The European Union will introduce rules that make cloud providers legally liable for data breaches.
The Binding Safe Processor Rules (BSPR) will require cloud service providers in the EU to agree to becoming legally liable should any data offences occur at their data centres, lawyers said yesterday.
It will effectively act as an accreditation scheme for cloud providers, meaning it will need vendors to sign up to the initiative.
Eduardo Ustaran, partner at law firm Field Fisher Waterhouse and driving force behind the new rules, said service providers would likely to sign up because it would give them a selling point.
If they refused, they would be seen as unsafe, he said.
Vendors must prove their security models were adequate to get accredited.
"Cloud service providers would be given an accreditation from their data protection authority," Ustaran said.
Verizon Business had pushed for the EU to enshrine the BSPR concept in data protection law.
Field Fisher Waterhouse information law group partner, Stewart Room, said was the “bridge” for cloud adoption that would cover customer fears around legalities of cloud-based data breaches.
However, it will do little to allay fears around the US Patriot Act, which is fast emerging as a real threat to cloud adoption.
The law effectively means the US can search through any US-run cloud provider’s data centres to find information on illegal activities.
For companies planning on using vendors with data centres in the US, this poses a significant obstacle to cloud adoption.
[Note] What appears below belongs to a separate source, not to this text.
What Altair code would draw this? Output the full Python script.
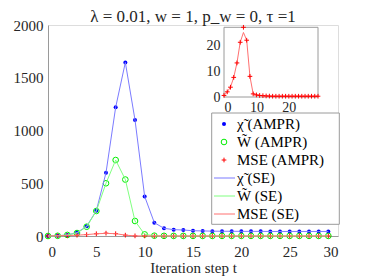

The European Parliament has already raised concerns about the impact of the Patriot Act and its effective overriding of EU data protection laws.
Legal changes incoming
In November, the EU will publish the draft new data protection law, which will form the basis of national legislations for the next 15-20 years. This will replace the current Data Protection Directive and the Data Protection Act in the UK.
Outside of the new Binding Safe Processor Rules, mandatory breach disclosure will be embedded in the draft law.
“We are certain that mandatory breach disclosure laws will be contained with the new EU data protection law. The European Commission has made this clear already,” Room said.
This means companies will be required to report any breaches, making more work for Information Commissioner’s Office (ICO). It makes it much more likely private companies will be reprimanded by the watchdog, if it decides to show its teeth.
Room believes the ICO will order companies to provide records of any breaches on a monthly basis.